Eurovision and its Connection to Tourism
The Eurovision Song Contest (ESC), or simply Eurovision, is the world’s largest and longest-running international singing competition. Since its conception in Lugano, Switzerland, in 1956, Eurovision has developed from a small televised song competition intended to foster European fraternity into a global mega-event that regularly attracts thousands of travelling fans and over 180 million TV viewers (European Broadcasting Union, 2021; Linden & Linden, 2018; Raykoff & Tobin, 2007).
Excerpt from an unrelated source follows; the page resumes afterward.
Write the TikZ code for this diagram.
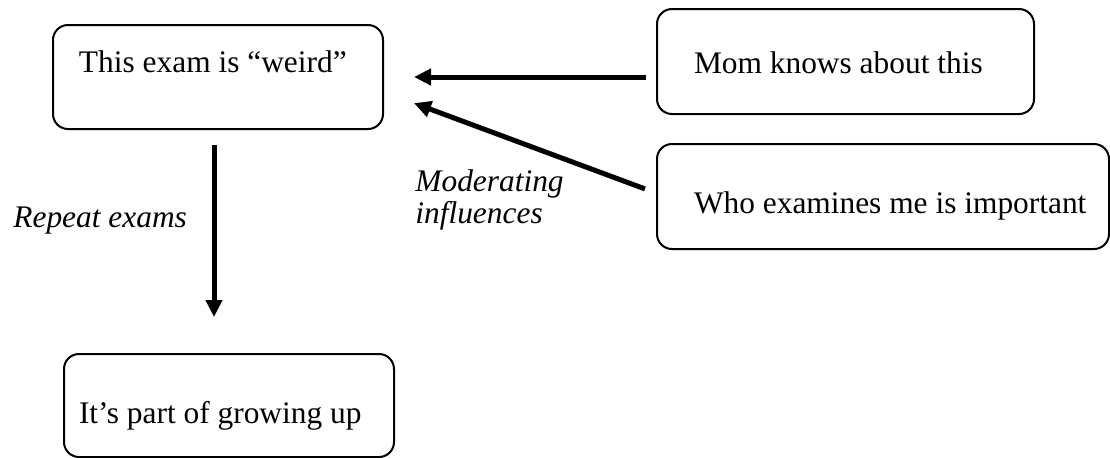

The media significance of the Eurovision Song Contest has been well noted by scholars in disciplines such as media studies (Carniel, 2017), yet the high-profile of the Eurovision as a mega-event should warrant the attention of tourism and events scholars too.
Not only does the event attract thousands of travelling fans each year, from whom tourism revenues can be generated that offset the costs of hosting the event (Boyle, 2016), but crucially, there exists an inherent relationship between hosting such an event and destination image (Jago et al., 2003; van Niekerk, 2017). Hosting the Eurovision provides invaluable opportunities for host-nations to sell themselves and promote their destination brand (Herz & Arnegger, 2017). Such destination branding plays a role in broader efforts by host nations to use Eurovision as a tool for soft diplomacy (Grix & Houlihan, 2014; Grix & Lee, 2013), cultural diplomacy (Kiel, 2020), and nation-building (Ismayilov, 2012; Militz, 2016). Characteristic of such efforts is the use of Eurovision by post-Soviet nations to project a vision of European and liberal belonging (Ismayilov, 2012). In these ways, questions of tourism in Eurovision quickly blur into questions of cultural representation, identity, as well as of domestic and international politics.
As events scholars will be aware, whilst mega-events bring with them opportunities for soft empowerment and increased tourism revenues (Grix & Houlihan, 2014; Grix & Lee, 2013), they also bring with them the threat of domestic discord (Press-Barnathan & Lutz, 2020), boycotts (Baker, 2017), and what Grix and Lee (2013) term “soft disempowerment”. Eurovision is no different, and despite its claims of being an apolitical event (EBU, n.d.), the contest has been famously embroiled in political questions, from political lyricising to block voting (Clerides & Stengos, 2012; Johnson, 2014; Wolter, 2012). As recently as 2019, Eurovision found itself subject to the threat of a boycott, with some viewers seeing the event’s claims to promote peace and international understanding as hollow (BDS, 2018). Such claims should pique the interest of scholars interested in the relationship between political consumerism, peacebuilding, and touristic events. Another important field of study on Eurovision is the meaning of the contest to its fans and the residents of host cities. Eurovision hosts usually expect tens of thousands of travelling fans each year. In particular, members of the LGBTQ+ community have been seen as particularly supportive of the event, with Eurovision regarded as a “gay Olympics”, in that it provides a platform for gay and transgender representation and visibility (Baker, 2017). The growing campness and kitsch of the contest play not only into gender and sexuality politics, but also the queer appeal as
a strategy to win over audiences (Carniel, 2019). The queer politics of Eurovision is layered and complicated. For some Eurovision is about celebrating and performing queerness and for others it is about expressing and promoting human rights. Such queer politics can also be challenged by host-nations, such as by Russia, who has routinely challenged the sexual liberation messaging of the contest (Baker, 2017).
As becomes easily apparent, Eurovision touches on a wide range of topics and themes that relate to tourism and events studies. In this presentation, we seek to introduce these themes that will form the corpus of a new publication on Eurovision, Tourism, Events and Leisure due to be published in 2024 by Channel View Publications.